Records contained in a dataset

* * * * *

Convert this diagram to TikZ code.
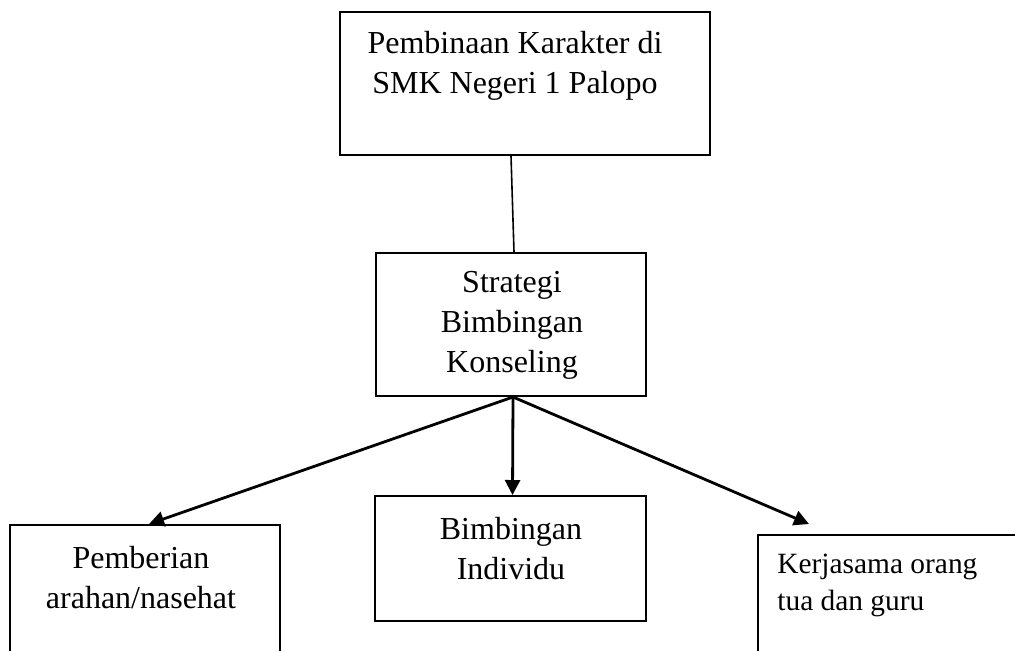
\documentclass[tikz,border=0pt]{standalone}
\usepackage{fontspec}
\setmainfont{Liberation Serif}
\usepackage{tikz}
\usetikzlibrary{arrows.meta}

\begin{document}
\begin{tikzpicture}[x=0.5pt, y=-0.5pt,
	kotak/.style={draw=black, line width=1pt, inner sep=0pt},
	teks/.style={align=center, inner sep=0pt, font=\fontsize{16}{20}\selectfont},
	panah/.style={-{Triangle[length=7.5pt,width=7.5pt]}, line width=1.4pt}]
	
	\useasboundingbox (0, 0) rectangle (1015, 650);
	\clip (0, 0) rectangle (1015, 650);
	
	\node[kotak, minimum width=185pt, minimum height=71.5pt] (pembinaan) at (525, 83.5)   {};
	\node[kotak, minimum width=135pt, minimum height=71.5pt] (strategi)  at (511, 324.5)  {};
	\node[kotak, minimum width=135pt, minimum height=87.5pt] (pemberian) at (145, 612.5)  {};
	\node[kotak, minimum width=135.5pt, minimum height=62.5pt] (individu) at (510.5, 558.5) {};
	\node[kotak, minimum width=171pt, minimum height=82.5pt] (kerjasama) at (929, 617.5)  {};
	
	\node[teks] (tPembinaan) at (515, 66)    {Pembinaan Karakter di\\SMK Negeri 1 Palopo};
	\node[teks] (tStrategi)  at (512, 325)   {Strategi\\Bimbingan\\Konseling};
	\node[teks] (tPemberian) at (141, 578)   {Pemberian\\arahan/nasehat};
	\node[teks] (tIndividu)  at (511, 548.5) {Bimbingan\\Individu};
	\node[teks, align=left, anchor=west, font=\fontsize{14.7}{18.5}\selectfont] (tKerjasama) at (777, 585.5) {Kerjasama orang\\tua dan guru};
	
	\coordinate (ujung) at (809, 524);
	
	\path[-, line width=0.8pt] ([xshift=-7pt]pembinaan.south) edge ([xshift=1.5pt]strategi.north);
	\path[panah] ([xshift=1pt]strategi.south) edge ([xshift=2pt]pemberian.north);
	\path[panah] ([xshift=1pt]strategi.south) edge ([xshift=1pt]individu.north);
	\path[panah] ([xshift=1pt]strategi.south) edge (ujung);
	
\end{tikzpicture}
\end{document}
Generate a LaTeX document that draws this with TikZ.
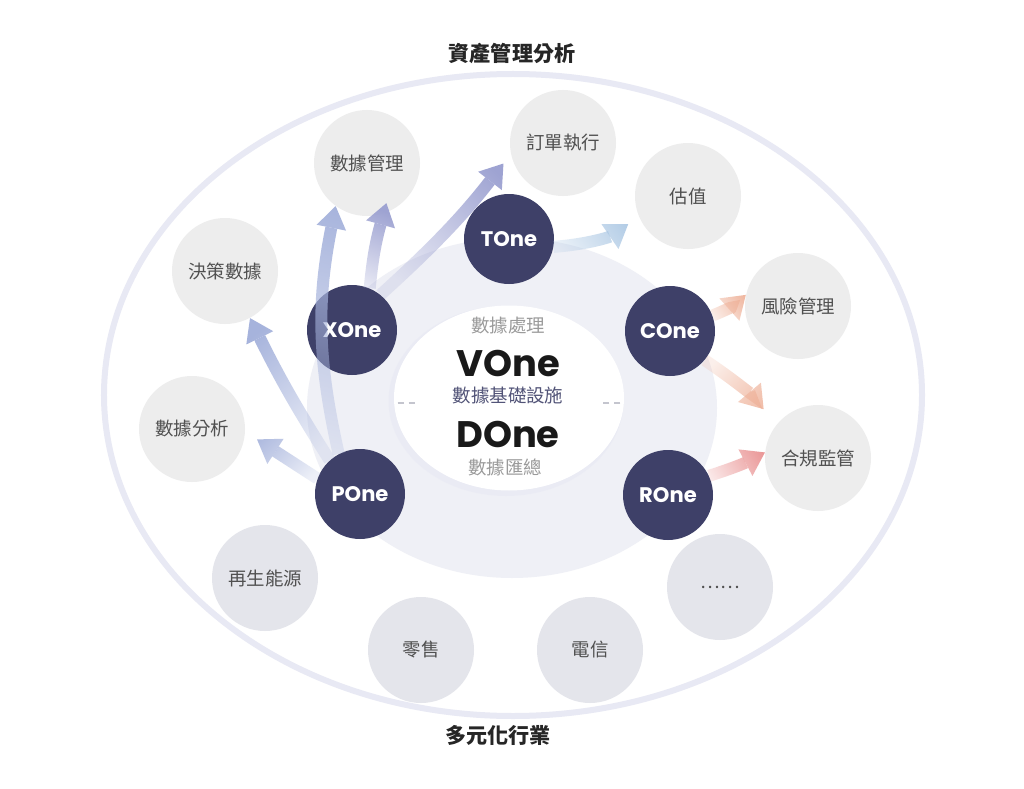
\documentclass[tikz,border=0pt]{standalone}
\usepackage{fontspec}
\setmainfont{Noto Sans CJK TC}
\newfontfamily\brandfont{Poppins}
\usetikzlibrary{arrows.meta, fadings, shapes.geometric}
\usepackage{xcolor}
\definecolor{navy}{HTML}{3E4068}
\definecolor{bubblegray}{HTML}{EDEDED}
\definecolor{bubblelow}{HTML}{E4E5EB}
\definecolor{bandgray}{HTML}{EFF0F6}
\definecolor{rimgray}{HTML}{E8E9F4}
\definecolor{labelgray}{HTML}{505050}
\definecolor{softgray}{HTML}{9A9A9A}
\definecolor{dashgray}{HTML}{C4C5CE}
\definecolor{arrviolet}{HTML}{9EA3D2}
\definecolor{arrblue}{HTML}{A6B3DC}
\definecolor{arrsky}{HTML}{A9C6E3}
\definecolor{arrpeach}{HTML}{EFB39B}
\definecolor{arrrose}{HTML}{EA9595}
\tikzfading[name=tailfade, left color=transparent!80, right color=transparent!0]
\tikzset{
    bubble/.style = {circle, fill=bubblegray, minimum size=21.2mm, inner sep=0pt, text=labelgray, font=\fontsize{10.5pt}{12pt}\selectfont},
    lowbubble/.style = {bubble, fill=bubblelow},
    hub/.style = {circle, fill=navy, minimum size=18mm, inner sep=0pt, text=white, font=\brandfont\bfseries\fontsize{12pt}{14pt}\selectfont},
    brand/.style = {font=\brandfont\bfseries\fontsize{21pt}{22pt}\selectfont, text=black!90, inner sep=1pt, text depth=0pt, anchor=base},
    caption/.style = {font=\fontsize{10.5pt}{12pt}\selectfont, text=softgray, inner sep=0.5pt, text height=0.8em, text depth=0.12em},
    heading/.style = {font=\bfseries\fontsize{12pt}{14pt}\selectfont, text=black!85},
    flow/.style = {line width=2.4mm, -{Triangle[width=6mm,length=4.4mm,line width=0pt]}, path fading=tailfade}
}

\begin{document}
\begin{tikzpicture}[x=0.2mm, y=-0.2mm]
\fill[white] (0,0) rectangle (1024,789);
\useasboundingbox (0,0) rectangle (1024,789);

% ---- outer rim and inner band ----
\node[ellipse, draw=rimgray, line width=1.2mm, minimum width=163.6mm, minimum height=128.4mm] (rim) at (513,395) {};
\node[ellipse, fill=bandgray, minimum width=82mm, minimum height=68mm] (band) at (512,408) {};

% ---- core (VOne / DOne) ----
\node[ellipse, fill=rimgray, opacity=0.6, minimum width=47mm, minimum height=38mm] (glow) at (506,401) {};
\node[ellipse, fill=white, minimum width=46mm, minimum height=37mm] (core) at (509,398) {};
\draw[dashgray, line width=0.5mm, dash pattern=on 1.2mm off 1mm] ([shift={(0.8mm,-1mm)}]core.west) -- ++(3.4mm,0);
\draw[dashgray, line width=0.5mm, dash pattern=on 1.2mm off 1mm] ([shift={(-0.8mm,-1mm)}]core.east) -- ++(-3.4mm,0);
\node[caption] (proc) at (508,327) {數據處理};
\node[brand] (vone) at (508,376) {VOne};
\node[caption, text=navy!90] (infra) at (508,397) {數據基礎設施};
\node[brand] (done) at (508,447) {DOne};
\node[caption] (agg) at (505,469) {數據匯總};

% ---- bubbles (upper) ----
\node[bubble] (datamgmt) at (367,163) {數據管理};
\node[bubble] (order) at (563,143) {訂單執行};
\node[bubble] (valuation) at (688,196) {估值};
\node[bubble] (decision) at (225,271) {決策數據};
\node[bubble] (risk) at (798,306) {風險管理};
\node[bubble] (analysis) at (192,429) {數據分析};
\node[bubble] (compliance) at (818,458) {合規監管};

% ---- bubbles (industries) ----
\node[lowbubble] (energy) at (265,578) {再生能源};
\node[lowbubble] (retail) at (421,650) {零售};
\node[lowbubble] (telecom) at (590,650) {電信};
\node[lowbubble] (more) at (720,587) {……};

% ---- hubs ----
\node[hub] (tone) at (509,239) {TOne};
\node[hub] (xone) at (352,330) {XOne};
\node[hub] (cone) at (670,331) {COne};
\node[hub] (pone) at (360,494) {POne};
\node[hub] (rone) at (668,495) {ROne};

% ---- Arrows ----
\draw[flow, arrblue, fading angle=88] (pone.118) to[bend left=12] (datamgmt.-126);
\draw[flow, arrblue, fading angle=118] (pone.132) to[bend left=3] (decision.-62);
\draw[flow, arrblue, fading angle=143, shorten >=2.8mm] (pone.160) -- (analysis.-3);
\draw[flow, arrviolet, fading angle=83, shorten >=-2.2mm] (xone.67) to[bend left=5] (datamgmt.-72);
\draw[flow, arrviolet, fading angle=49, shorten >=2.4mm] (xone.51) to[bend right=5] (order.192);
\draw[flow, arrsky, fading angle=18, shorten >=2.6mm] (tone.-10) to[bend right=15] (valuation.203);
\draw[flow, arrpeach, fading angle=28] (cone.20) to[bend right=10] (risk.168);
\draw[flow, arrpeach, fading angle=-39, shorten >=4mm] (cone.-40) to[bend left=8] (compliance.141);
\draw[flow, arrrose, fading angle=18] (rone.25) to[bend right=5] (compliance.174);

% ---- titles ----
\node[heading] (top) at (512,53) {資產管理分析};
\node[heading] (bottom) at (498,735) {多元化行業};

\end{tikzpicture}
\end{document}
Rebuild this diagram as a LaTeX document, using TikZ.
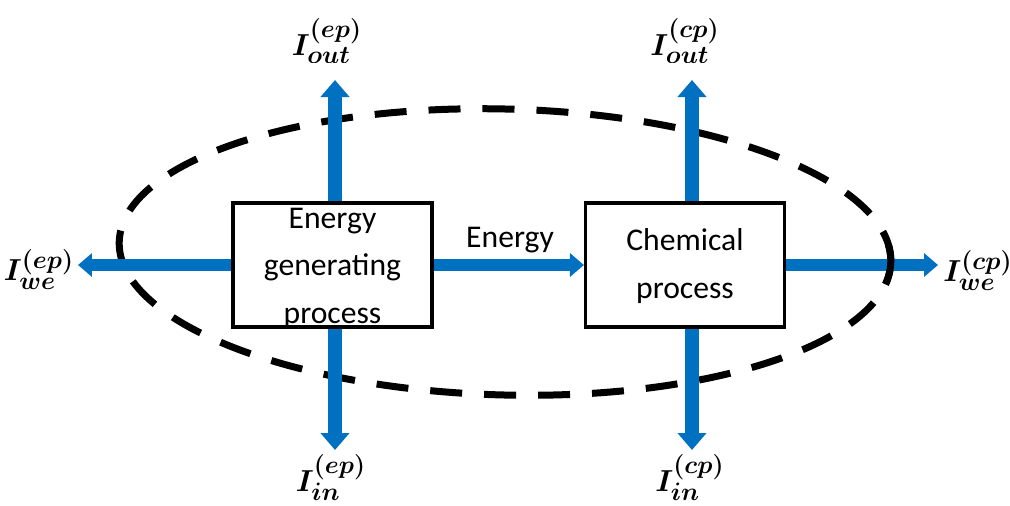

* * * * *

• _Challenge_: From the first line of the listing above, repeat every line through the one holding "minimum width=171pt, minimum". Both ends count, and pictures stay out.

• _Worked solution_:
Convert this diagram to TikZ code.
\documentclass[tikz,border=0pt]{standalone}
\usepackage{fontspec}
\setmainfont{Liberation Serif}
\usepackage{tikz}
\usetikzlibrary{arrows.meta}

\begin{document}
\begin{tikzpicture}[x=0.5pt, y=-0.5pt,
	kotak/.style={draw=black, line width=1pt, inner sep=0pt},
	teks/.style={align=center, inner sep=0pt, font=\fontsize{16}{20}\selectfont},
	panah/.style={-{Triangle[length=7.5pt,width=7.5pt]}, line width=1.4pt}]
	
	\useasboundingbox (0, 0) rectangle (1015, 650);
	\clip (0, 0) rectangle (1015, 650);
	
	\node[kotak, minimum width=185pt, minimum height=71.5pt] (pembinaan) at (525, 83.5)   {};
	\node[kotak, minimum width=135pt, minimum height=71.5pt] (strategi)  at (511, 324.5)  {};
	\node[kotak, minimum width=135pt, minimum height=87.5pt] (pemberian) at (145, 612.5)  {};
	\node[kotak, minimum width=135.5pt, minimum height=62.5pt] (individu) at (510.5, 558.5) {};
	\node[kotak, minimum width=171pt, minimum height=82.5pt] (kerjasama) at (929, 617.5)  {};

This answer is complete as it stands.